In the case of Village of Carthage v. Telegraph Co., 185 N. Y. 448, it is said :

“The right to erect these poles and string the wires is not derived from the village authorities, but they are permitted to regulate the erection of the same; that is to say, the location of the poles and the streets to be occupied are, doubtless, within the reasonable power of the village to regulate.”

This court has said (Michigan Telephone Co. v. City of Benton Harbor, supra) a municipality may determine “ where and in what manner complainant may erect its poles and stretch its wires, * * * and may prohibit the erection of these poles in places.”

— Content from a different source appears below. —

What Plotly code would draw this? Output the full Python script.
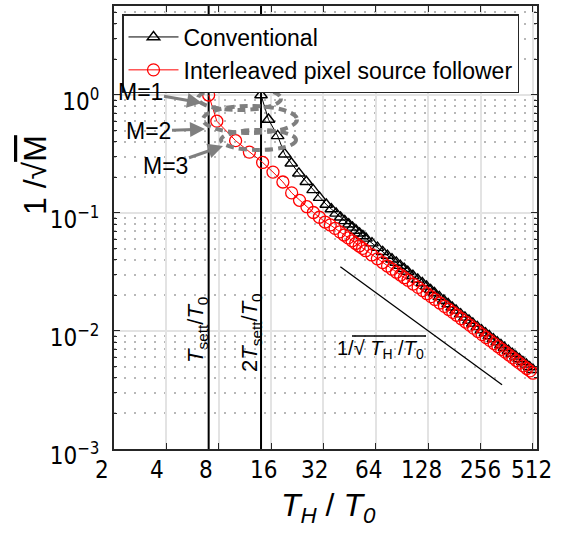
import math
import plotly.graph_objects as go

# ---------------- data ----------------
conv_x = [14, 15.45, 17.45, 19.15, 20.9, 23.1, 25.5, 27.9, 30.4, 33.2, 35.5, 37.8, 40.1, 42.4, 44.7, 47,
          49.3, 51.6, 53.9, 56.2, 60.8, 65.4, 70, 74.6, 79.2, 83.8, 88.4, 93, 97.6, 104.5, 111.4, 118.3,
          125.2, 132.1, 139, 148.2, 157.4, 166.6, 175.8, 185, 196.5, 208, 219.5, 231, 245, 259, 273, 287,
          303, 319, 335, 351, 370, 389, 408, 427, 448, 469, 490, 512]
conv_y = [1, 0.62, 0.45, 0.315, 0.264, 0.217, 0.184, 0.157, 0.135, 0.118, 0.108, 0.0992, 0.0919, 0.0858,
          0.0803, 0.0755, 0.0711, 0.0673, 0.0639, 0.0609, 0.0555, 0.0509, 0.0469, 0.0436, 0.0406, 0.0381,
          0.0358, 0.0337, 0.0319, 0.0294, 0.0273, 0.0255, 0.0239, 0.02235, 0.0210, 0.01948, 0.01813,
          0.01693, 0.01587, 0.01494, 0.01391, 0.01305, 0.01228, 0.01159, 0.01084, 0.01019, 0.0096,
          0.00907, 0.00853, 0.00804, 0.00761, 0.00722, 0.00681, 0.00644, 0.0061, 0.00579, 0.00548,
          0.00521, 0.00495, 0.0047]

intl_x = [7, 7.8, 10, 12, 14.3, 16.4, 18.7, 21, 23.3, 25.7, 28, 30.3, 32.7, 35, 37.3, 39.7, 42, 44.3, 46.7,
          49, 51.3, 53.7, 56, 60.7, 65.3, 70, 74.7, 79.3, 84, 88.7, 93.3, 98, 105, 112, 119, 126, 133, 140,
          149.3, 158.7, 168, 177.3, 186.7, 198.3, 210, 221.7, 233.3, 247.3, 261.3, 275.3, 289.3, 305.7,
          322, 338.3, 354.7, 373.3, 392, 410.7, 429.3, 450.3, 471.3, 492.3, 512]
intl_y = [1, 0.60, 0.41, 0.328, 0.268, 0.222, 0.183, 0.148, 0.128, 0.113, 0.101, 0.092, 0.0838, 0.0792,
          0.074, 0.0692, 0.0651, 0.0615, 0.0581, 0.0552, 0.0525, 0.0501, 0.0479, 0.0441, 0.0409, 0.0380,
          0.0355, 0.0334, 0.0315, 0.0298, 0.0283, 0.0269, 0.0250, 0.0234, 0.0220, 0.0207, 0.01955, 0.0185,
          0.01727, 0.01617, 0.01522, 0.01437, 0.01359, 0.0127, 0.01191, 0.01121, 0.01058, 0.00991,
          0.00932, 0.00879, 0.00832, 0.00782, 0.00738, 0.00698, 0.00662, 0.00625, 0.00592, 0.00562,
          0.00534, 0.00506, 0.00481, 0.00459, 0.00439]

ref_x = [40, 340]
ref_y = [0.035, 0.0035]

t_sett = 7            # T_sett / T0
t_sett2 = 14          # 2 T_sett / T0
vline_y = [1e-3, 10]

x_tick_vals = [2, 4, 8, 16, 32, 64, 128, 256, 512]
x_tick_text = ["2", "4", "8", "16", "32", "64", "128", "256", "512"]
y_tick_vals = [1e-3, 1e-2, 1e-1, 1]
y_tick_text = ["10<sup>\u22123</sup>", "10<sup>\u22122</sup>", "10<sup>\u22121</sup>", "10<sup>0</sup>"]
y_minor_vals = [m * 10.0 ** e for e in (-3, -2, -1, 0) for m in range(2, 10)]

# ---------------- figure ----------------
W, H = 562, 535
ML, MR, MT, MB = 114, 25, 6, 86
PW, PH = W - ML - MR, H - MT - MB

# pixel centres of the x tick labels as drawn in the original
x_label_px = [102, 156.5, 206, 263, 314.5, 368, 421.7, 480, 531.7]


def px(xp):
    return (xp - ML) / PW


def py(yp):
    return (H - MB - yp) / PH


fig = go.Figure()
for xv in (t_sett, t_sett2):
    fig.add_trace(go.Scatter(x=[xv, xv], y=vline_y, mode="lines", showlegend=False,
                             line=dict(color="black", width=2), hoverinfo="skip"))

fig.add_trace(go.Scatter(x=ref_x, y=ref_y, mode="lines", showlegend=False,
                         line=dict(color="black", width=1.3), hoverinfo="skip"))

fig.add_trace(go.Scatter(x=conv_x, y=conv_y, mode="lines+markers", name="Conventional",
                         line=dict(color="black", width=1),
                         marker=dict(symbol="triangle-up-open", size=11, color="black",
                                     line=dict(width=1.4, color="black"))))
fig.add_trace(go.Scatter(x=intl_x, y=intl_y, mode="lines+markers",
                         name="Interleaved pixel source follower",
                         line=dict(color="red", width=1),
                         marker=dict(symbol="circle-open", size=12, color="red",
                                     line=dict(width=1.3, color="red"))))

axis_col = "#262626"
narrow = "Liberation Sans Narrow, DejaVu Sans Condensed, Roboto Condensed, Liberation Sans"
fig.update_layout(
    width=W, height=H, margin=dict(l=ML, r=MR, t=MT, b=MB, autoexpand=False),
    paper_bgcolor="white", plot_bgcolor="white",
    font=dict(family="Liberation Sans, Arial", color="black"),
    xaxis=dict(type="log", range=[math.log10(2), math.log10(540)],
               tickvals=x_tick_vals, ticktext=x_tick_text, showticklabels=False,
               ticks="inside", ticklen=6, tickwidth=1.3, tickcolor=axis_col,
               showline=True, linecolor=axis_col, linewidth=1.6, mirror="ticks",
               showgrid=True, gridcolor="#e3e3e3", gridwidth=1.6, zeroline=False),
    yaxis=dict(type="log", range=[-3, 0.754],
               tickvals=y_tick_vals, ticktext=y_tick_text,
               tickfont=dict(family=narrow, size=24),
               ticklabelstandoff=8, ticklabelshift=7,
               ticks="inside", ticklen=6, tickwidth=1.3, tickcolor=axis_col,
               showline=True, linecolor=axis_col, linewidth=1.6, mirror="ticks",
               showgrid=True, gridcolor="#e3e3e3", gridwidth=1.6, zeroline=False,
               minor=dict(tickvals=y_minor_vals, ticks="inside", ticklen=3, tickcolor=axis_col,
                          showgrid=True, griddash="2px,8px", gridcolor="#b8b8b8", gridwidth=1.5)),
    legend=dict(x=px(122), y=py(14), xanchor="left", yanchor="top",
                bgcolor="white", bordercolor=axis_col, borderwidth=1.5,
                font=dict(family="Liberation Sans, Arial", size=23, color="black"),
                itemwidth=50, tracegroupgap=0),
    showlegend=True,
)

ann = []
for xp, txt in zip(x_label_px, x_tick_text):
    ann.append(dict(x=px(xp), y=py(470), xref="paper", yref="paper", text=txt, showarrow=False,
                    xanchor="center", yanchor="middle", font=dict(family=narrow, size=24)))

ann.append(dict(x=px(328), y=py(507), xref="paper", yref="paper", showarrow=False,
                text="<i>T</i><sub><i>H</i></sub> / <i>T</i><sub><i>0</i></sub>",
                font=dict(size=32), xanchor="center", yanchor="middle"))
ann.append(dict(x=px(35), y=py(175), xref="paper", yref="paper", showarrow=False, textangle=-90,
                text="1 /\u221a<span style='text-decoration:overline'>M</span>",
                font=dict(size=32), xanchor="center", yanchor="middle"))
ann.append(dict(x=px(197), y=py(330), xref="paper", yref="paper", showarrow=False, textangle=-90,
                xanchor="center", yanchor="middle",
                text="<i>T</i><sub>sett</sub>/<i>T</i><sub>0</sub>", font=dict(size=22)))
ann.append(dict(x=px(251), y=py(333), xref="paper", yref="paper", showarrow=False, textangle=-90,
                xanchor="center", yanchor="middle",
                text="2<i>T</i><sub>sett</sub>/<i>T</i><sub>0</sub>", font=dict(size=22)))
ann.append(dict(x=px(380), y=py(349), xref="paper", yref="paper", showarrow=False,
                xanchor="center", yanchor="middle",
                text="1/\u221a <i>T</i><sub>H</sub> /<i>T</i><sub>0</sub>",
                font=dict(size=20)))

arrow_col = "#7f7f7f"
for label, head, textc in (("M=1", (202, 103), (140, 92)),
                           ("M=2", (205, 129), (148, 131)),
                           ("M=3", (223, 146), (165, 166))):
    ann.append(dict(x=px(head[0]), y=py(head[1]), xref="paper", yref="paper", text=label,
                    showarrow=True, arrowhead=2, arrowsize=1, arrowwidth=3, arrowcolor=arrow_col,
                    ax=textc[0] - head[0], ay=textc[1] - head[1],
                    font=dict(size=23, color="black")))
fig.update_layout(annotations=ann)

shapes = []
for (x0, x1, y0, y1) in ((198, 281, 87, 110), (203, 297, 106, 133), (221, 296, 130, 150)):
    shapes.append(dict(type="circle", xref="paper", yref="paper",
                       x0=px(x0), x1=px(x1), y0=py(y1), y1=py(y0),
                       line=dict(color=arrow_col, width=4, dash="8px,5px")))
# overline of the square root in the 1/sqrt(T_H/T_0) label
shapes.append(dict(type="line", xref="paper", yref="paper", x0=px(352), x1=px(426),
                   y0=py(336), y1=py(336), line=dict(color="black", width=1.3)))
fig.update_layout(shapes=shapes)

fig.write_html("out.html", config={"displayModeBar": False},
               post_script="document.body.style.margin='0px';")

Does this power, so defined, confer upon the municipality the right to wholly exclude the poles and wires from a single block of a single street ? We think it does, unless it is made to appear that by the adoption of such a regulation the telephone company is cut off from communication with persons it desires to reach and whom by law it is obliged to serve. The complainant in the case at bar urges that this one block is its main business block, and that to permit it to be incumbered with poles and wires would not only render it unsightly, but would appreciably increase the risk from fire by making it more difficult for the fire department to erect ladders and reach a conflagration. Neither of these considerations is without weight. The mere fact that the route designated by the municipality is less convenient or involves on the part of the telephone company a larger expenditure is of no consequence so long as the company is not thereby prevented from reaching all those it desires to serve or who desire service from it. The record before us fails to disclose this condition. Where a municipality, in the exercise of its inherent police power, adopts an ordinance reasonably regulating the manner, character, or place of construction of a contemplated line, the telephone company must comply with such regulations and exercise its right of entry under the general powers conferred by the State subject to them.

The decree of the court below is affirmed.

Grant, C. J., and Blair, Montgomery, and Ostrander, JJ., concurred.